S&P flags cooling exploration activity as market volatility bites

Copper smelting at Glencore's Horne smelter in Rouyn-Noranda, Que. Credit: Glencore

The latest reports from S&P Global Commodity Insights confirm an overall downward trend, with the market intelligence firm’s Pipeline Activity Index (PAI) falling to a 20-month low in August.

In its State of the Market Q2 report, S&P said the downtrend has been roughly correlated with a steady downtrend in mining equities since March.

“We anticipate exploration activity levels to continue cooling into the December quarter,” S&P’s Metals & Mining Research team wrote in the report.

S&P expects the metals and mining industry — from exploration to market movements — will remain volatile as the sector adapts to a changing global macroeconomic and geopolitical environment.

In the first few weeks of the September quarter, market sentiment turned slightly positive on news of monetary stimulus to help China’s ailing economy and a modest cooling of the U.S. inflation rate. The respite was fleeting, however, as heat waves in China and threats to supply for the upcoming winter in Europe revived the energy crisis.

“Downside risks to capital market conditions for commodities, as with many sectors, are expected to remain until concerns over high inflation abate, which will in turn boost, or at least steady, the macroeconomic outlooks,” said S&P.

Early in the September quarter, weakening prices have had only a modest impact on the exploration sector, with S&P’s monthly reports showing muted exploration metrics.

As for the June quarter, S&P’s analysis found exploration activity remained at historically high levels, although most of the key metrics declined slightly quarter over quarter.

The PAI remained robust, supported by increased base metals PAI and sustained strength in initial resource announcements and positive project milestones.

S&P flags a sagging Pipeline Activity Index through year-end

“Platinum group metals, nickel and specialty commodity projects led increases in numbers of holes and projects drilled — indicating a shift in emphasis to minerals critical to the global energy transition,” according to S&P.
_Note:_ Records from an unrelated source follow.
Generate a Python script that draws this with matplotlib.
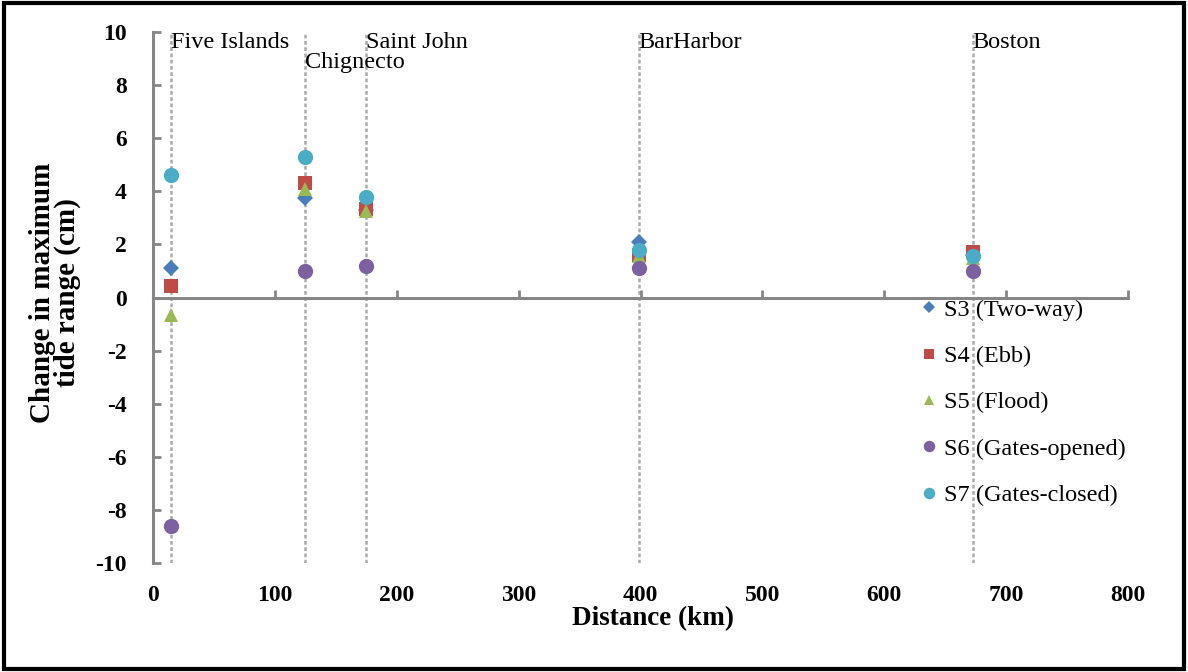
import matplotlib
matplotlib.use("Agg")
import matplotlib.pyplot as plt
from matplotlib.patches import Rectangle

# Station positions along the coast (km) and their names
stations = ["Five Islands", "Chignecto", "Saint John", "BarHarbor", "Boston"]
distance_km = [15, 125, 175, 399, 673]

# Change in maximum tide range (cm) per scenario at each station
s3_two_way = [1.1, 3.75, 3.3, 2.1, 1.6]
s4_ebb = [0.45, 4.3, 3.35, 1.6, 1.7]
s5_flood = [-0.65, 4.1, 3.25, 1.55, 1.5]
s6_gates_opened = [-8.6, 1.0, 1.2, 1.1, 1.0]
s7_gates_closed = [4.6, 5.3, 3.8, 1.8, 1.55]

series_labels = ["S3 (Two-way)", "S4 (Ebb)", "S5 (Flood)",
                 "S6 (Gates-opened)", "S7 (Gates-closed)"]

x_ticks = [0, 100, 200, 300, 400, 500, 600, 700, 800]
y_ticks = [-10, -8, -6, -4, -2, 0, 2, 4, 6, 8, 10]

serif = ["Liberation Serif", "DejaVu Serif"]
plt.rcParams["font.family"] = serif

fig = plt.figure(figsize=(11.88, 6.72), dpi=100)
ax = fig.add_axes([153 / 1188, 1 - 563 / 672, (1128 - 153) / 1188, (563 - 32) / 672])

ax.set_xlim(0, 800)
ax.set_ylim(-10, 10)

# Dotted station markers spanning the full height
for d in distance_km:
    ax.plot([d, d], [-10, 10], color="#aaaaaa", lw=1.8,
            linestyle=(0, (1.5, 1.0)), zorder=1)

styles = [
    ("D", "#4a7ebb", 8.5),
    ("s", "#be4b48", 10),
    ("^", "#98b954", 10.5),
    ("o", "#7d60a0", 11),
    ("o", "#4bacc6", 11),
]
series = [s3_two_way, s4_ebb, s5_flood, s6_gates_opened, s7_gates_closed]
for vals, lab, (mk, col, ms) in zip(series, series_labels, styles):
    ax.plot(distance_km, vals, linestyle="none", marker=mk, color=col,
            markersize=ms, markeredgewidth=0, label=lab, zorder=3)

# Station names near the top of each dotted line
label_y = {"Chignecto": 8.85}
for name, d in zip(stations, distance_km):
    ax.text(d - 0.5, label_y.get(name, 9.6), name, fontsize=17.5,
            ha="left", va="center", color="black", zorder=4)

# Axes: y-axis at x=0, x-axis crossing at y=0
spine_col = "#868686"
for side in ("top", "right"):
    ax.spines[side].set_visible(False)
ax.spines["left"].set_position(("data", 0))
ax.spines["bottom"].set_position(("data", 0))
ax.spines["left"].set_color(spine_col)
ax.spines["bottom"].set_color(spine_col)
ax.spines["left"].set_linewidth(2.2)
ax.spines["bottom"].set_linewidth(2.2)

ax.set_yticks(y_ticks)
ax.set_yticklabels([str(v) for v in y_ticks], fontsize=17, fontweight="bold")
ax.tick_params(axis="y", direction="in", length=6, width=2, color=spine_col, pad=19)

ax.set_xticks(x_ticks)
ax.tick_params(axis="x", direction="in", length=6, width=2, color=spine_col,
               labelbottom=False)

# Distance labels sit beneath the plotting area
sec = ax.secondary_xaxis(-0.0)
sec.set_xticks(x_ticks)
sec.set_xticklabels([str(v) for v in x_ticks], fontsize=17, fontweight="bold")
sec.tick_params(axis="x", length=0, pad=16)
sec.spines["bottom"].set_visible(False)

fig.text(653 / 1188, 1 - 619 / 672, "Distance (km)", fontsize=19.5,
         fontweight="bold", ha="center", va="center")
fig.text(55 / 1188, 1 - 293 / 672, "Change in maximum\ntide range (cm)",
         fontsize=21, fontweight="bold", ha="center", va="center",
         rotation=90, linespacing=0.9)

leg = ax.legend(loc="upper left", bbox_to_anchor=(912 / 1188, 1 - 289 / 672),
                bbox_transform=fig.transFigure, frameon=False, fontsize=17.5,
                markerscale=0.75, handlelength=0.6, handletextpad=0.3,
                labelspacing=1.0, borderaxespad=0)

# Outer frame around the whole figure
fig.patches.append(Rectangle((0.003, 0.005), 0.994, 0.99, transform=fig.transFigure,
                             fill=False, edgecolor="black", linewidth=3))

fig.savefig("out.png", dpi=100)
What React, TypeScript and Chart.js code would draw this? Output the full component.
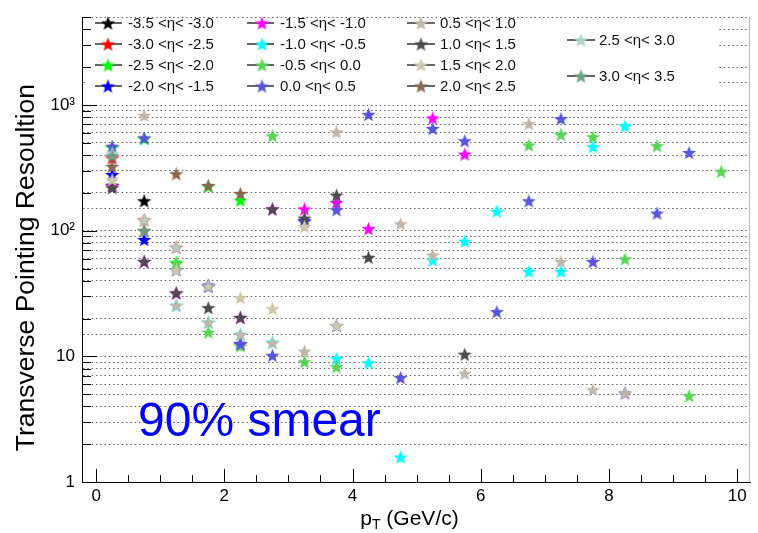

Exploration drilling remained historically elevated during the quarter, although the number of projects reporting drill results fell 7% from the previous quarter’s record high. Initial resource announcements and positive milestones each totalled 19 — the former unchanged and the latter up seven from the March quarter.

Overall, this resulted in the PAI slipping quarter over quarter to 125 from 129.

Weakening metrics

While drilling and market caps showed a noticeable pull-back, initial resource announcements remained strong, and project milestones increased, S&P says.

Drill results meeting significant thresholds were down 7% after registering the best quarterly results in the March quarter since records began in 2008. Results from base/other metals projects bucked the quarterly trend again, increasing 5% to 270, while significant results from gold-focused drill projects fell 13% to 411.

Compared with the June quarter of 2021, gold and base/other metals drilling were higher individually and up 12% combined.

As a result of historically elevated financing and drilling activity, S&P continues to track strength in the number of initial resource announcements. Nineteen new deposits were registered in the June quarter, matching the March quarter. Projects advancing toward production (as measured by announcements of positive milestones) jumped to an impressive 19 from 12, reversing a two-quarter declining trend. The gain came from base/other metals milestones, which increased to 13 from four in the March quarter — the highest since the fourth quarter of 2013.

Positive gold project milestones, however, continued to decrease, dropping from eight to six.

Significant metals and mining financings rebounded slightly in the June quarter after falling sharply in the previous period. While the total of US$2.7 billion is significantly below the financing levels registered in late 2020 and early 2021, it is still well above the historical trend, according to S&P.

The collective market value of the industry’s listed companies, based on 2,402 firms, fell sharply quarter over quarter, dropping 23% to US$1.99 trillion. This was the most significant quarterly decline in dollar terms since the September 2008 quarter, during the financial crisis, says S&P.